President Donald Trump fought for fair trade by trying to close the “double drawback loophole” that allows foreign cigarette companies to rip off Americans for $12 billion over 10 years, according to the Congressional Budget Office.
The Courts overruled President Trump and said that Congress must be the ones to act to close the loophole. Yet it remains true that President Trump won our state in every election because he follows through on his promises to eliminate injustices.
The House has now taken up the mantle, successfully closing the loophole as part of President Trump’s “One Big Beautiful Bill.”
Yet our home-state Senator, Sen. Thom Tillis (R., N.C.), argues to keep this unfair loophole, claiming it benefits farmers. As a company that proudly purchases North Carolina-grown tobacco, we find this argument hollow.
Tobacco growers sell to both American and foreign tobacco companies at the same free-market prices. Farmers are not harmed by closing this loophole, as the demand for tobacco remains unchanged. This tax loophole isn’t a subsidy for farmers — it’s a taxpayer-funded giveaway to multinational cigarette manufacturers, padding their profits through an abusive loophole.
Because of Senator Tillis, the battle isn’t over. Foreign tobacco lobbyists are working overtime, pressuring him and others in the Senate to strip this provision from the bill and preserve their lucrative loophole. Their influence is a direct threat. We call on the Senate to stand firm and resist these special interests.
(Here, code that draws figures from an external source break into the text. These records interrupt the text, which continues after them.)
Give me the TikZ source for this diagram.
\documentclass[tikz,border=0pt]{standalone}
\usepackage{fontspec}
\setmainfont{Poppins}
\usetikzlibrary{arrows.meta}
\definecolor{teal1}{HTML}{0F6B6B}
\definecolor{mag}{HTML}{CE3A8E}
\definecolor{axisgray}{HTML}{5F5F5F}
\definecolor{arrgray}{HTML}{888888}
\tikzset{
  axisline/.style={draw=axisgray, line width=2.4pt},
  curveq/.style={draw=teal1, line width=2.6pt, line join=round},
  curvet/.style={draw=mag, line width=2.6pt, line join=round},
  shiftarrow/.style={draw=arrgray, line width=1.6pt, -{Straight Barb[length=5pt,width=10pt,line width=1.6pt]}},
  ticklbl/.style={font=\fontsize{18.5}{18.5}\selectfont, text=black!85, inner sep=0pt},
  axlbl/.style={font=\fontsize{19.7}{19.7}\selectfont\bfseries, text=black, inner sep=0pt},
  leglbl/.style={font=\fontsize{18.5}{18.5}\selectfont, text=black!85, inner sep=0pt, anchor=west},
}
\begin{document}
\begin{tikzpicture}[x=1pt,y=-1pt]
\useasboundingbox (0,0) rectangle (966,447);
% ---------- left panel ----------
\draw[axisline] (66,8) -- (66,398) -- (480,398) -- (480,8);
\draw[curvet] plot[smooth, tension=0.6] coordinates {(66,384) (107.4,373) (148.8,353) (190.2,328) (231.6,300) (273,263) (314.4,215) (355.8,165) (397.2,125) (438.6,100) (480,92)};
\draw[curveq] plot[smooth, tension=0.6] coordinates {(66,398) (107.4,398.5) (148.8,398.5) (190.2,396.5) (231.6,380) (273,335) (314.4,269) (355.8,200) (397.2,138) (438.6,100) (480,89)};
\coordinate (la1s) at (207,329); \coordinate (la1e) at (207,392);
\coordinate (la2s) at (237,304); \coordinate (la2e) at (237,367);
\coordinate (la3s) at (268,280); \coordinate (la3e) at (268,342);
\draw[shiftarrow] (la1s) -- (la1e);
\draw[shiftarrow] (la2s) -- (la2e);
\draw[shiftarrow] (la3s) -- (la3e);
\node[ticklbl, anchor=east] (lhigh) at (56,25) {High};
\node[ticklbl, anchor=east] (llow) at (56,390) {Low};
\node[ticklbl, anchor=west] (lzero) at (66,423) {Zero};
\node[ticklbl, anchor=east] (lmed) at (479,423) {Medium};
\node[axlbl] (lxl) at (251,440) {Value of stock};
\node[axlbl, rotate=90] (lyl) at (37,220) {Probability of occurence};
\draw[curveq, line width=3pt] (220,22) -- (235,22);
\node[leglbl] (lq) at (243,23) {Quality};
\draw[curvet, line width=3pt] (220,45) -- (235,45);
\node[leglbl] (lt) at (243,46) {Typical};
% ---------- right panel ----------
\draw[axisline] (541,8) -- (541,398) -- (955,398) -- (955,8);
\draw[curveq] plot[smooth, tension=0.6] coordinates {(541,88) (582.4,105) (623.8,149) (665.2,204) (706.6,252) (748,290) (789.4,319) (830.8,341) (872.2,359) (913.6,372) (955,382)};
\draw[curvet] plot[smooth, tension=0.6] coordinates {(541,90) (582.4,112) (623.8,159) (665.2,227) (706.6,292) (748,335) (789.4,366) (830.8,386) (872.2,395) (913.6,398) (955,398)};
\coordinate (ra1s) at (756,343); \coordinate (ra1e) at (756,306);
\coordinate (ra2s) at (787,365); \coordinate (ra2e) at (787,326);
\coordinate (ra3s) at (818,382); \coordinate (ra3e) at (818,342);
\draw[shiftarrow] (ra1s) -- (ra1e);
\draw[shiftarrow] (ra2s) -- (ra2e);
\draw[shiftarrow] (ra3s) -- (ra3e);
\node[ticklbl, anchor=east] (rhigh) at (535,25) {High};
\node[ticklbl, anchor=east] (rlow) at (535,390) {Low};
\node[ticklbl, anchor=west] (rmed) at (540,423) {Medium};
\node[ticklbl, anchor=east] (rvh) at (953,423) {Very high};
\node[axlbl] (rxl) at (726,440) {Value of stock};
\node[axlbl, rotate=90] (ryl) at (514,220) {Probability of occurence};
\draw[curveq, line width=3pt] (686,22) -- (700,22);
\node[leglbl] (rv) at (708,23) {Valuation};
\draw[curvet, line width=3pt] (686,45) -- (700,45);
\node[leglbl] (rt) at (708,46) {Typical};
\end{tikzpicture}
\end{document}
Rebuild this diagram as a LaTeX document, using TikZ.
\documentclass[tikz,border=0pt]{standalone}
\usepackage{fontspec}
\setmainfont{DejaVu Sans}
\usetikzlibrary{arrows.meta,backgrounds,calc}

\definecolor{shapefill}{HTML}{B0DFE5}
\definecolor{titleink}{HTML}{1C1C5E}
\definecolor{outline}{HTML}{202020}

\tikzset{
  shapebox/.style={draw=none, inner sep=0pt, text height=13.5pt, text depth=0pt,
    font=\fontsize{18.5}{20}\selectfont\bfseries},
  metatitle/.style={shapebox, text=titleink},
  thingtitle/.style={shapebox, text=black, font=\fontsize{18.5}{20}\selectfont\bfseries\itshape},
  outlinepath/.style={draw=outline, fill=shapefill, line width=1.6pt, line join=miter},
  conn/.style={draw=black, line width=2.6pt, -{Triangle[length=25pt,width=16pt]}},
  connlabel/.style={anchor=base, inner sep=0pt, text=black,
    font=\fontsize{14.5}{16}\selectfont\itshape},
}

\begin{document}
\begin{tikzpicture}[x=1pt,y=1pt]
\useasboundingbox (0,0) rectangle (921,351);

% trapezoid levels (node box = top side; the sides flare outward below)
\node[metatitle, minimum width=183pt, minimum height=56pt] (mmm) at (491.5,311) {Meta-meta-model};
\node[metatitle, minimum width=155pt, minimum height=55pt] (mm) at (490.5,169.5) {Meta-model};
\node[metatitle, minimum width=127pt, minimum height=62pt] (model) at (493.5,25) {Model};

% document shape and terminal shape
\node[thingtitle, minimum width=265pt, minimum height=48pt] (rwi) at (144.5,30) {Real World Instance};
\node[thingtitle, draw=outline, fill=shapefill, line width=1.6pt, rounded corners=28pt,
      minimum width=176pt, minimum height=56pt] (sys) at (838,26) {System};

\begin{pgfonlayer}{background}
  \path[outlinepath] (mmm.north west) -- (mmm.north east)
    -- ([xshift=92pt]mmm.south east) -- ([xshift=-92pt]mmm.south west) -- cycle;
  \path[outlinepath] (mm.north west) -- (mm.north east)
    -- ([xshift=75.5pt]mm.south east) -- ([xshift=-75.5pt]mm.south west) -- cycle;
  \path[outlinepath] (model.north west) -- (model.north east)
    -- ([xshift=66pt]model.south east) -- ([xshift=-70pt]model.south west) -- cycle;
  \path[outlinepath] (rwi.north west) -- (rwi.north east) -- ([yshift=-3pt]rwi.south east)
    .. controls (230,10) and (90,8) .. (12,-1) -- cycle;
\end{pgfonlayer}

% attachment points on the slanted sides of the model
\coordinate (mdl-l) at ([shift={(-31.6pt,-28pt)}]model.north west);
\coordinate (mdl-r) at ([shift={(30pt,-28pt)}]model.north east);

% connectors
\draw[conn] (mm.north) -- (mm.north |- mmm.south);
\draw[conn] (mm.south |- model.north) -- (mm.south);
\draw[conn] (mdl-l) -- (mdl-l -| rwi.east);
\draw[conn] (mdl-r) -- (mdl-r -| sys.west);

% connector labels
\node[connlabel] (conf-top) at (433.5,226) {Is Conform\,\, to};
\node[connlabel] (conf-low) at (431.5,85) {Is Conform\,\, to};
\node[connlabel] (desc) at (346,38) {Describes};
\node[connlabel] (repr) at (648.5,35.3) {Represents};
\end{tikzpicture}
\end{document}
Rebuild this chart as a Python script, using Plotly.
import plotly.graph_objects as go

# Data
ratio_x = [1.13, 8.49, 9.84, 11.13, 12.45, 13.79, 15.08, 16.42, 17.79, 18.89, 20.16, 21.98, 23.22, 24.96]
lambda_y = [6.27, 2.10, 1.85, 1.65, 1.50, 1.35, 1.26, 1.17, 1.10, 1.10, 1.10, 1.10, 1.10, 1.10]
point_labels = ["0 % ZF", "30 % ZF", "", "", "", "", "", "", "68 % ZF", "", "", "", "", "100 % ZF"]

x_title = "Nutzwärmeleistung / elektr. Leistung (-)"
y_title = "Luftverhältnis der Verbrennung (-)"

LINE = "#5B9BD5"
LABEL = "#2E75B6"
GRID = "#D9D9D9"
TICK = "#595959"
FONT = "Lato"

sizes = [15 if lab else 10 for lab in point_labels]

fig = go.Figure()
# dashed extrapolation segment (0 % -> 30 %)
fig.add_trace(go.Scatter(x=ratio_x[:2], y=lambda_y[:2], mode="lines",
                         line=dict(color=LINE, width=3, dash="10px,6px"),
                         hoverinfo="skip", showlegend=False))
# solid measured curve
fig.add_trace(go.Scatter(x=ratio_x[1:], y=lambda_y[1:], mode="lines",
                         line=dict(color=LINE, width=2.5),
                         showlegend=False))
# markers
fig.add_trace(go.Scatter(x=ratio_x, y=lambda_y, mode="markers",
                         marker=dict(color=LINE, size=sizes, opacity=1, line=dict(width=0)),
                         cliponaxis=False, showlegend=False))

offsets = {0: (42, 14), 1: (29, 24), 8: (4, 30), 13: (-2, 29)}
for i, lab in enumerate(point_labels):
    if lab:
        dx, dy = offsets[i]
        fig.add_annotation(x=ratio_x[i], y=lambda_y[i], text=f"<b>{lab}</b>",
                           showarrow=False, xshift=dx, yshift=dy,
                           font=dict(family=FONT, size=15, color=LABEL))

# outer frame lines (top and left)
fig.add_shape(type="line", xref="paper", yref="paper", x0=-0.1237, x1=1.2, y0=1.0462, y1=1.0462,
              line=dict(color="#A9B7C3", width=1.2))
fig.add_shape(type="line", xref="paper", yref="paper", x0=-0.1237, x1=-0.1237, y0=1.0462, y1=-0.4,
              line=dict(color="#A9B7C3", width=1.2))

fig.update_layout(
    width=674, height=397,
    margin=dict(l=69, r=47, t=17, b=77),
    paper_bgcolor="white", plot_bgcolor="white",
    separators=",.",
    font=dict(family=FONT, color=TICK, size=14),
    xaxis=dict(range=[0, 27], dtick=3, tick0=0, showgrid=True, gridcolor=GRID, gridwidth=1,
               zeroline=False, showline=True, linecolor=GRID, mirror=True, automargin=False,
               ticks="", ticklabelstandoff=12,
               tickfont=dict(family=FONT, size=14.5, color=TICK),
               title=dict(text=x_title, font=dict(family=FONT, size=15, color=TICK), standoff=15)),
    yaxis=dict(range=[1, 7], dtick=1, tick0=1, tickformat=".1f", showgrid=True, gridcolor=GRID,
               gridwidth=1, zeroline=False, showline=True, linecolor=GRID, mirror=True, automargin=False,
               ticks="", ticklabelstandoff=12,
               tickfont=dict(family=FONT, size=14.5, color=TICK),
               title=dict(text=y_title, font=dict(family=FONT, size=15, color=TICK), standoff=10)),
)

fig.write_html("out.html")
As a small U.S.-based company, we can’t compete with larger firms that exploit this advantage by setting up overseas operations, nor should we have to. All companies, regardless of size or location, deserve a level playing field. Lawmakers must act swiftly to repeal this policy. North Carolina workers, and all American workers, deserve a marketplace where their hard work isn’t undercut by unfair trade practices.
As a small tobacco company in the heart of tobacco country, we ask for commonsense to be heard and not play into the hands of big international corporations and support the elimination of duty drawback.
David Scott is the C.E.O. of The Team at Cheyenne International.